Dienstag 21.8. Hannover Morgens gab es eine beeindruckende Demonstration vor dem Abschiebegefängnis in Hannover - Langenhagen. Das Abschiebegefängnis liegt am Ende der Startbahn des Flughafen. Die Gegend ist unbewohnt. Wohin man blickt sieht man nur große Felder. Die Demonstration bestand aus 70-100 Demonstranten verschiedener Kulturen und war schon deshalb außergewöhnlich kraftvoll. Sie wurde durch eine große Anzahl von Polizisten umzingelt, einige auf Pferden, einigen auf Fahrrädern, vielen in Bussen. Im Vorfeld der Demonstration sind die Gefangenen offensichtlich von der Gebäudeseite entfernt worden, die an den Platz der Demonstration grenzt.
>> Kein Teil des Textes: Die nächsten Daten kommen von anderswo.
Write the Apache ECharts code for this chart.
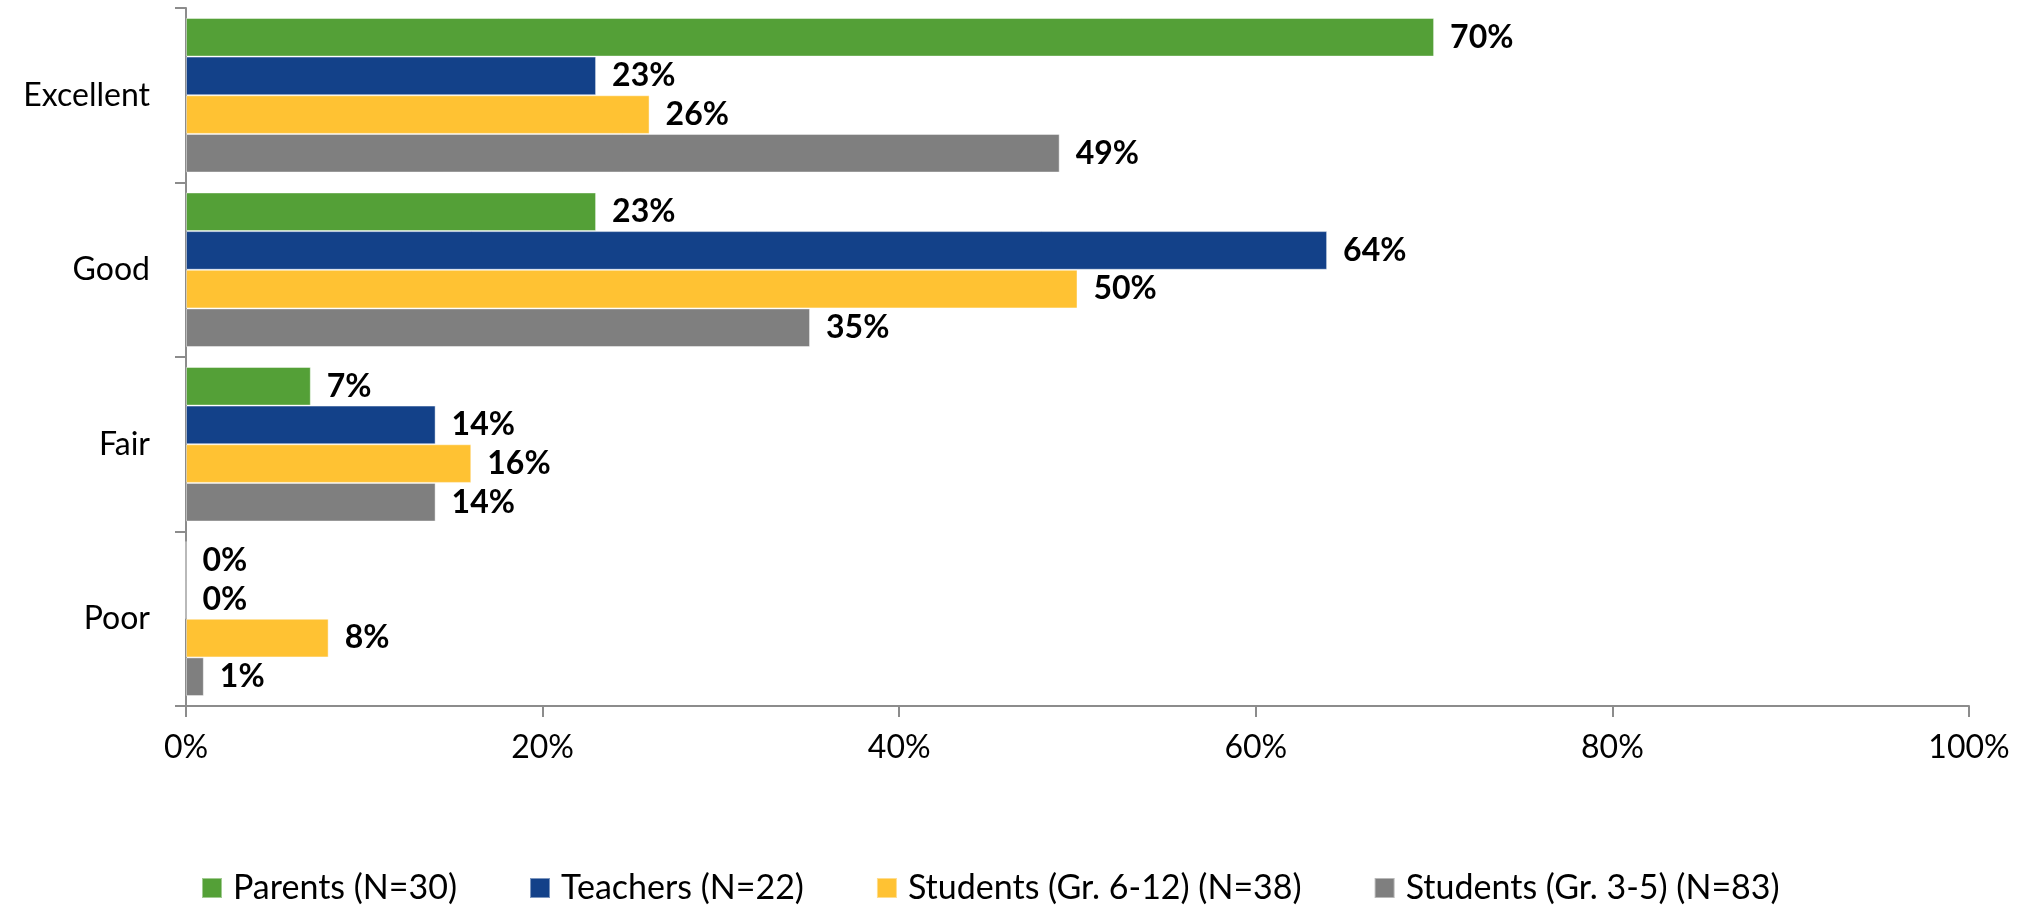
<!DOCTYPE html>
<html>
<head>
<meta charset="utf-8">
<script src="https://cdn.jsdelivr.net/npm/echarts@6/dist/echarts.min.js"></script>
<style>
html,body{margin:0;padding:0;background:#fff;}
#chart{width:2031px;height:911px;}
</style>
</head>
<body>
<div id="chart"></div>
<script>
const categories = ['Excellent', 'Good', 'Fair', 'Poor'];
const seriesNames = ['Parents (N=30)', 'Teachers (N=22)', 'Students (Gr. 6-12) (N=38)', 'Students (Gr. 3-5) (N=83)'];
const parents = [70, 23, 7, 0];
const teachers = [23, 64, 14, 0];
const students612 = [26, 50, 16, 8];
const students35 = [49, 35, 14, 1];
const colors = ['#54A037', '#134189', '#FFC233', '#7F7F7F'];
const xTicks = [0, 20, 40, 60, 80, 100];

const FONT = 'Lato';
const allData = [parents, teachers, students612, students35];

const chart = echarts.init(document.getElementById('chart'));
chart.setOption({
  animation: false,
  textStyle: { fontFamily: FONT },
  grid: { left: 186, right: 62, top: 8, bottom: 205, containLabel: false },
  legend: {
    top: 871,
    left: 201,
    padding: 0,
    itemWidth: 20,
    itemHeight: 20,
    itemGap: 72,
    icon: 'rect',
    textStyle: { fontSize: 34, color: '#000', fontFamily: FONT, padding: [0, 0, 0, 6] },
    data: seriesNames
  },
  xAxis: {
    type: 'value',
    min: xTicks[0],
    max: xTicks[xTicks.length - 1],
    interval: 20,
    axisLine: { show: true, lineStyle: { color: '#8c8c8c', width: 2 } },
    axisTick: { show: true, length: 11, lineStyle: { color: '#8c8c8c', width: 2 } },
    splitLine: { show: false },
    axisLabel: { fontSize: 32, color: '#000', margin: 26, formatter: '{value}%' }
  },
  yAxis: {
    type: 'category',
    inverse: true,
    data: categories,
    axisLine: { show: true, lineStyle: { color: '#8c8c8c', width: 2 } },
    axisTick: { show: true, length: 11, lineStyle: { color: '#8c8c8c', width: 2 } },
    axisLabel: { fontSize: 32, color: '#000', margin: 36 }
  },
  series: seriesNames.map((name, i) => ({
    name: name,
    type: 'bar',
    data: allData[i],
    barGap: '0%',
    barCategoryGap: '11.4%',
    itemStyle: { color: colors[i], borderColor: 'rgba(255,255,255,0.45)', borderWidth: 1 },
    label: {
      show: true,
      position: 'right',
      distance: 16,
      formatter: '{c}%',
      fontSize: 32,
      fontWeight: 'bold',
      color: '#000',
      fontFamily: FONT
    }
  }))
});
</script>
</body>
</html>
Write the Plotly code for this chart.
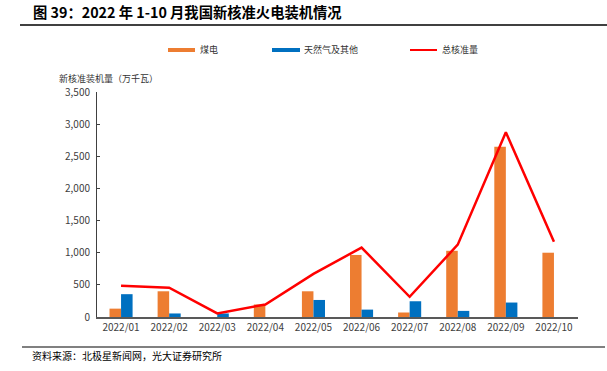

Dennoch war es möglich mit den Insassen akustisch Kontakt aufzunehmen. Die Leute in Gefängnis reagierten auf jeden der Aufrufe der Karawane, die in vielen Sprachen (türkisch, arabisch , russisch...) gerufen wurden. Es gab weniger Reaktion auf den russischen Aufruf, aber massenhaft Antwort auf die türkischen Ansagen.
Es war möglich ein Interview mit 3 Polizeibeamten über die Situation im Gefängnis zu führen.
Abends gab es eine Diskussion zu den Themen Rassismus und Sexismus, die in zwei Gruppen aufgeteilt wurde. Eine behandelte die Fragen:
1) Haben deutsche antirassistische Gruppen andere Meinungen/Ansichten über Flüchtlinge, als die deutschen Behörden
2) Nein heißt Nein! Die andere Gruppe sprach über
3) Was getan werden sollte und was nicht!
4) Wir sind hier weil Ihr unsere Länder zerstört Die Diskussionen verliefen glatt und engagiert, danach trafen sich beide Gruppen, um Ergebnisse auszutauschen.